Rows from a dataset of charts and code
START

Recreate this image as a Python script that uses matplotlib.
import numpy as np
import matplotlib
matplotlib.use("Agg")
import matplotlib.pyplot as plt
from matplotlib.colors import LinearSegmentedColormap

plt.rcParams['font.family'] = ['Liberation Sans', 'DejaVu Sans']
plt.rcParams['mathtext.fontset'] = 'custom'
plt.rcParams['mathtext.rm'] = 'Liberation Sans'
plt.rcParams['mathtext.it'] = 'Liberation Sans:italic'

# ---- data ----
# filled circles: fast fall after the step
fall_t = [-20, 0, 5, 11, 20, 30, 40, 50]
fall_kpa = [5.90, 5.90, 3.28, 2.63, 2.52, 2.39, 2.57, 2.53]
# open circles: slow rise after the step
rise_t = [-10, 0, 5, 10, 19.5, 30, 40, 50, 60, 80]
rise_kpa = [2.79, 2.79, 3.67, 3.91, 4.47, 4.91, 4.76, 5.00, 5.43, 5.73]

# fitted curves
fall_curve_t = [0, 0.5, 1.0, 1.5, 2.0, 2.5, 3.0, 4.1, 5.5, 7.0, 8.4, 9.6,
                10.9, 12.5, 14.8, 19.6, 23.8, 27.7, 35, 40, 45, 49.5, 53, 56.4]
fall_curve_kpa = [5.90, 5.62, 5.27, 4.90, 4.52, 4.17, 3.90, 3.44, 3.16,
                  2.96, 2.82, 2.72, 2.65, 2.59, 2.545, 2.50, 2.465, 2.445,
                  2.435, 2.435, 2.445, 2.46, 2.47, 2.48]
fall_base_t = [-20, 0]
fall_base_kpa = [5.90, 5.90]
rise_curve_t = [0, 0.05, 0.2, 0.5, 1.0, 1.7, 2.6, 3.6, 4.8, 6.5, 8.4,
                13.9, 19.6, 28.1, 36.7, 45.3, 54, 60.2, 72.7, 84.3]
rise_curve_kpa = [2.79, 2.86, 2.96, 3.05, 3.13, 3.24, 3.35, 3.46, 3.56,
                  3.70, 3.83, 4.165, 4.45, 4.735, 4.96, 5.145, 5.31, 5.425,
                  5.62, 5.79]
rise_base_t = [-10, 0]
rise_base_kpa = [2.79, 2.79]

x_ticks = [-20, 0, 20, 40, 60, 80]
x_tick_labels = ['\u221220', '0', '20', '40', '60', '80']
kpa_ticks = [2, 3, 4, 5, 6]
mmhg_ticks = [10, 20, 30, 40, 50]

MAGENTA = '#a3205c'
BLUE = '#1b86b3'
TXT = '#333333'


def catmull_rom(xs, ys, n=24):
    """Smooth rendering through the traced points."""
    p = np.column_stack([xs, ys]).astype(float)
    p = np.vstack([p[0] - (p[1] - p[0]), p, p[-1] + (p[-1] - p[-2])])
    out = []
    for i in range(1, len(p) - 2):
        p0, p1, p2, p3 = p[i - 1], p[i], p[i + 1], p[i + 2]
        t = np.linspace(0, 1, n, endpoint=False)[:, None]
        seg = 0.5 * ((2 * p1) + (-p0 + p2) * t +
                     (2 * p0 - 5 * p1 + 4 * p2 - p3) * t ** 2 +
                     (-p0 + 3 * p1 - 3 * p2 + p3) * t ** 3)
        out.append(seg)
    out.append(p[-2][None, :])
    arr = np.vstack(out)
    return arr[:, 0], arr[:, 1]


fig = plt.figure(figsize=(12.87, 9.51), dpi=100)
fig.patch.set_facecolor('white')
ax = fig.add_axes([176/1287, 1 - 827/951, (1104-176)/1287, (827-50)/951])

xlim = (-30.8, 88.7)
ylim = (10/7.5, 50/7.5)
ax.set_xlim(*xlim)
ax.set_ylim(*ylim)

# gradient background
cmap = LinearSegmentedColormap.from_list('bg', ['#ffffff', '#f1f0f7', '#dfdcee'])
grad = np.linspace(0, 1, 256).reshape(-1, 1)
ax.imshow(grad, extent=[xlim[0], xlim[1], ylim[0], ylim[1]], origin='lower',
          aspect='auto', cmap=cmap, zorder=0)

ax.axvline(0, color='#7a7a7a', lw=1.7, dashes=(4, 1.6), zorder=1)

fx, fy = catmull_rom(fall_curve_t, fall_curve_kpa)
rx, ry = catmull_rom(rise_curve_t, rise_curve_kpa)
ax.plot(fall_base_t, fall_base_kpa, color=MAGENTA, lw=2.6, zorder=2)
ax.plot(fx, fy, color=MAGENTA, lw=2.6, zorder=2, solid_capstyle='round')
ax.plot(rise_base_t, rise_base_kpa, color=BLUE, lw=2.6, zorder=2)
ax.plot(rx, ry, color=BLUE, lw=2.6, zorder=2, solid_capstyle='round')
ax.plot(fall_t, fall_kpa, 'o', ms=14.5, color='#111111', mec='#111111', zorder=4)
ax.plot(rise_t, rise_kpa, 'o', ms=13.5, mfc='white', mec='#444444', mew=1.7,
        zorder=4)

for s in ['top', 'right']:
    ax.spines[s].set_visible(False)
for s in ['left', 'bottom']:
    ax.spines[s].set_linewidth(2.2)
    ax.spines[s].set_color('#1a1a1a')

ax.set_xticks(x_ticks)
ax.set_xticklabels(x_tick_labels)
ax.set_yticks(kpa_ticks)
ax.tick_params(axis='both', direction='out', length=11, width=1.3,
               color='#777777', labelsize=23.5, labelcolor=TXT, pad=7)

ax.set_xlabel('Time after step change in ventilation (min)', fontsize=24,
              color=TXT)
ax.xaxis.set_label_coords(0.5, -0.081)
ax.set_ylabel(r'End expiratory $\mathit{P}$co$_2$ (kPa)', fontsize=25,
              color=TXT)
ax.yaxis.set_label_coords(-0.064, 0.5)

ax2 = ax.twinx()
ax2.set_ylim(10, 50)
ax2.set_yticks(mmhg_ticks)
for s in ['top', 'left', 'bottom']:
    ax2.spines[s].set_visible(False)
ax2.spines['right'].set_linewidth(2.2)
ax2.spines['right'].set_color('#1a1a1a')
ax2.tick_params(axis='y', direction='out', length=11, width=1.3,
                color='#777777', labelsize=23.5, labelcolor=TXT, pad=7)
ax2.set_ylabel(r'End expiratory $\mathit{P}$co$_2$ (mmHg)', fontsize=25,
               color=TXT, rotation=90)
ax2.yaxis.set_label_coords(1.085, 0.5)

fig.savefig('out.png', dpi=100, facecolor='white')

END
START

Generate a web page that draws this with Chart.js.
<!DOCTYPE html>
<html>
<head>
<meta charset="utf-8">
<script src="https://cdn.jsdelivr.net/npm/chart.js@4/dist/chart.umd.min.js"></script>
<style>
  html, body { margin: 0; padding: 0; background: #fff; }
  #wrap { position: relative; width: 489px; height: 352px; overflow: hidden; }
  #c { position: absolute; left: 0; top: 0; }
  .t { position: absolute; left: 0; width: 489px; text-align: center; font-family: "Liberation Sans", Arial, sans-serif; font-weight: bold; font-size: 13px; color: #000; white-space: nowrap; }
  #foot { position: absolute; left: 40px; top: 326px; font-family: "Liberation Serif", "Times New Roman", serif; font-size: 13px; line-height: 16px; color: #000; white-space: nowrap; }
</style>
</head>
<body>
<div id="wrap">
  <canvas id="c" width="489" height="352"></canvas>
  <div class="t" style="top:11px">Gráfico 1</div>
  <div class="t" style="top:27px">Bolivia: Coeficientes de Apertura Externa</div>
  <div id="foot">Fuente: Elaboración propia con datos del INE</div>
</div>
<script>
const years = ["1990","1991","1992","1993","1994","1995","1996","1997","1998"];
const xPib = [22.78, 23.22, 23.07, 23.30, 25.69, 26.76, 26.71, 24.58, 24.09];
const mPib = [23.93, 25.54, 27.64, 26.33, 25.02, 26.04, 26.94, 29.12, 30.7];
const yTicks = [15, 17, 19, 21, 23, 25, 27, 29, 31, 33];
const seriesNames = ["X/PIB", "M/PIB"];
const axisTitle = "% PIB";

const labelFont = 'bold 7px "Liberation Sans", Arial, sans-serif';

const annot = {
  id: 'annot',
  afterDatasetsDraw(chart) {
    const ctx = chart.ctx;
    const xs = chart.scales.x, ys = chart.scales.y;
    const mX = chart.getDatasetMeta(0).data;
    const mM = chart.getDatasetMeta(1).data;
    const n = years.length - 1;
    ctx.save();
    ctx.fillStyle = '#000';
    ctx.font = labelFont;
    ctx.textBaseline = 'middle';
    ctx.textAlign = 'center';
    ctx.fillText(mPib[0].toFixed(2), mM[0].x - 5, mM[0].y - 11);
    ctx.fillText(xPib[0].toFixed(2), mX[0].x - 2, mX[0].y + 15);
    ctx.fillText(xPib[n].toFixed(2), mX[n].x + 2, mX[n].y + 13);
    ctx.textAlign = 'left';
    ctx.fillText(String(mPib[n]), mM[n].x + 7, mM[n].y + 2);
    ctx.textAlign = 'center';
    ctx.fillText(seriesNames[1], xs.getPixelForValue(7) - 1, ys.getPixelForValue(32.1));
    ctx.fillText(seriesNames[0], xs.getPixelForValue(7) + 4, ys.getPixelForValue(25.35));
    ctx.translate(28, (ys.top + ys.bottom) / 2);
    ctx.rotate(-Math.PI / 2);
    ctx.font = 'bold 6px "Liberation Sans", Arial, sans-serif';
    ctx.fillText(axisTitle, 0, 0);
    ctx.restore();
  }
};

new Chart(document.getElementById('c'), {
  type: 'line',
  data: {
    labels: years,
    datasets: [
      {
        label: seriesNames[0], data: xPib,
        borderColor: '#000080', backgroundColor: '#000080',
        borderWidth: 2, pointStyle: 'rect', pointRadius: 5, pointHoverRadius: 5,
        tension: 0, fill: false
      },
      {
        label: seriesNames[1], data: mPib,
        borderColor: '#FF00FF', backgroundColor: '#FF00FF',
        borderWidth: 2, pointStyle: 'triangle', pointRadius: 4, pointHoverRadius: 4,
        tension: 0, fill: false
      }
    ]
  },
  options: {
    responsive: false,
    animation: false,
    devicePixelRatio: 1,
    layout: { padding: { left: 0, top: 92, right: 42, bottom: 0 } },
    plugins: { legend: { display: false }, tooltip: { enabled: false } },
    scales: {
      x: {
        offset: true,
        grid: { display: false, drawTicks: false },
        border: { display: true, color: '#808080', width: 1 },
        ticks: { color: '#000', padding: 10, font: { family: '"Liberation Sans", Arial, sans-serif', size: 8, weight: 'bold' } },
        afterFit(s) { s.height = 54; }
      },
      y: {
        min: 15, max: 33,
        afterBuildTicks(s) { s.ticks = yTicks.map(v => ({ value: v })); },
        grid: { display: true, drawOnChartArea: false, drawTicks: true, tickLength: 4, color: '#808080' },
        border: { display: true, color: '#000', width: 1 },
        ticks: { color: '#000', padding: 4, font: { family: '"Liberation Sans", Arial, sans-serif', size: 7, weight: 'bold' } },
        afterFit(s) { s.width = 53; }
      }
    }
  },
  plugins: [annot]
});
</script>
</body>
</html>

END
START

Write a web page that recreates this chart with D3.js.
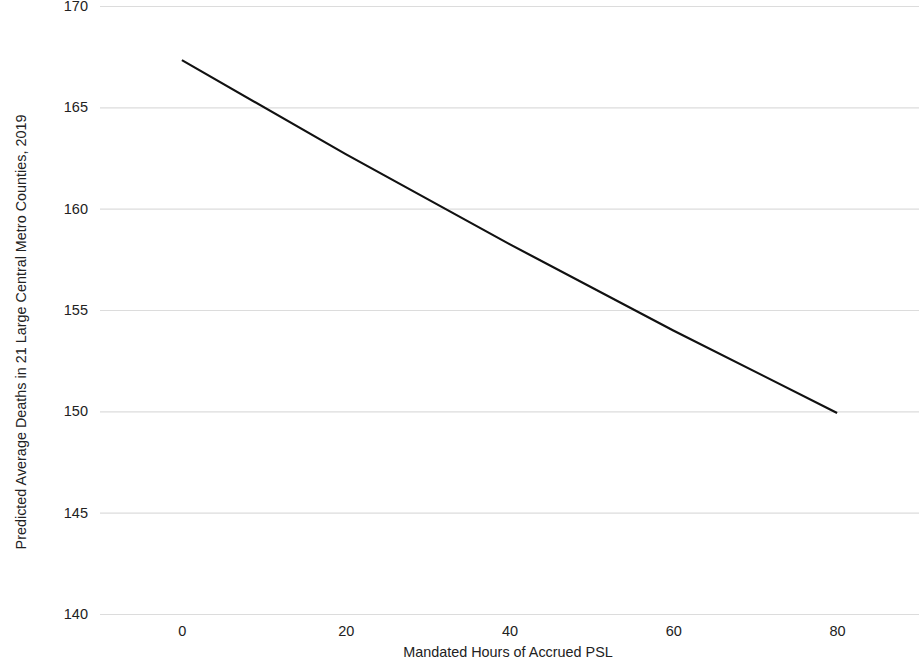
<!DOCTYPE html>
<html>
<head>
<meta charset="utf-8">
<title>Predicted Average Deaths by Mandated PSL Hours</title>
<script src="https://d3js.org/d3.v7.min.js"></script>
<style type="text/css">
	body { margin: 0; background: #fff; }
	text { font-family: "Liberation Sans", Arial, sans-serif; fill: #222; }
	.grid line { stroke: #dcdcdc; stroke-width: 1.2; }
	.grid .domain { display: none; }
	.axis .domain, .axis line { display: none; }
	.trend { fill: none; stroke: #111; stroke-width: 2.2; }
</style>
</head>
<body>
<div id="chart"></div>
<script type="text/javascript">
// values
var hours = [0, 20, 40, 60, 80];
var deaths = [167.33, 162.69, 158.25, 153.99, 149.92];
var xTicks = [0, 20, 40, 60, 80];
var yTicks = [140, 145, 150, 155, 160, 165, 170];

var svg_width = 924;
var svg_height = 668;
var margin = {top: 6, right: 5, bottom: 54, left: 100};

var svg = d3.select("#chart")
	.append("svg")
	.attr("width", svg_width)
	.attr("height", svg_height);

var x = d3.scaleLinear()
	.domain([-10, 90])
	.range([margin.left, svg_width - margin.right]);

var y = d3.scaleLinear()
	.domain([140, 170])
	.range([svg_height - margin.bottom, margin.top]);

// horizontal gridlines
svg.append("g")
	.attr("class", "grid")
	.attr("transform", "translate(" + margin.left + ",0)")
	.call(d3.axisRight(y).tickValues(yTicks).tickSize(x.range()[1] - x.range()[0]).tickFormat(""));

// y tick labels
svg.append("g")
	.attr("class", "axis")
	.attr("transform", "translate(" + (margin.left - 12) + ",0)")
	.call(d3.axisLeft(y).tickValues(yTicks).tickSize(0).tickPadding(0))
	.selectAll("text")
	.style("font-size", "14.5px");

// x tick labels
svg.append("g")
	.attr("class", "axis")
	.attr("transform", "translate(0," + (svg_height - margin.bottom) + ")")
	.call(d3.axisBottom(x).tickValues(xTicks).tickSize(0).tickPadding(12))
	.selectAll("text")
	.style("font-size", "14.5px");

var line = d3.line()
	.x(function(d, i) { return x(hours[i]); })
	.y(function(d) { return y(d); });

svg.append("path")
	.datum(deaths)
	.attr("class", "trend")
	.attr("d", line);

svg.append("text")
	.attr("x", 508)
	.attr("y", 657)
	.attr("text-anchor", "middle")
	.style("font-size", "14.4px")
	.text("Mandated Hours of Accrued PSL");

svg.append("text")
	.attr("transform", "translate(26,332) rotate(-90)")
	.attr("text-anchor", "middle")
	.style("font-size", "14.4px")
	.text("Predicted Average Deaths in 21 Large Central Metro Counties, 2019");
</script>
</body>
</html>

END

REQUIREMENT: Exactly as they stand, quote the lines beginning with the one that contains "Write a web" and ending with the one that contains "- margin.bottom, margin.top]);", with no pictures.

RESPONSE FOR THIS EXERCISE:
Write a web page that recreates this chart with D3.js.
<!DOCTYPE html>
<html>
<head>
<meta charset="utf-8">
<title>Predicted Average Deaths by Mandated PSL Hours</title>
<script src="https://d3js.org/d3.v7.min.js"></script>
<style type="text/css">
	body { margin: 0; background: #fff; }
	text { font-family: "Liberation Sans", Arial, sans-serif; fill: #222; }
	.grid line { stroke: #dcdcdc; stroke-width: 1.2; }
	.grid .domain { display: none; }
	.axis .domain, .axis line { display: none; }
	.trend { fill: none; stroke: #111; stroke-width: 2.2; }
</style>
</head>
<body>
<div id="chart"></div>
<script type="text/javascript">
// values
var hours = [0, 20, 40, 60, 80];
var deaths = [167.33, 162.69, 158.25, 153.99, 149.92];
var xTicks = [0, 20, 40, 60, 80];
var yTicks = [140, 145, 150, 155, 160, 165, 170];

var svg_width = 924;
var svg_height = 668;
var margin = {top: 6, right: 5, bottom: 54, left: 100};

var svg = d3.select("#chart")
	.append("svg")
	.attr("width", svg_width)
	.attr("height", svg_height);

var x = d3.scaleLinear()
	.domain([-10, 90])
	.range([margin.left, svg_width - margin.right]);

var y = d3.scaleLinear()
	.domain([140, 170])
	.range([svg_height - margin.bottom, margin.top]);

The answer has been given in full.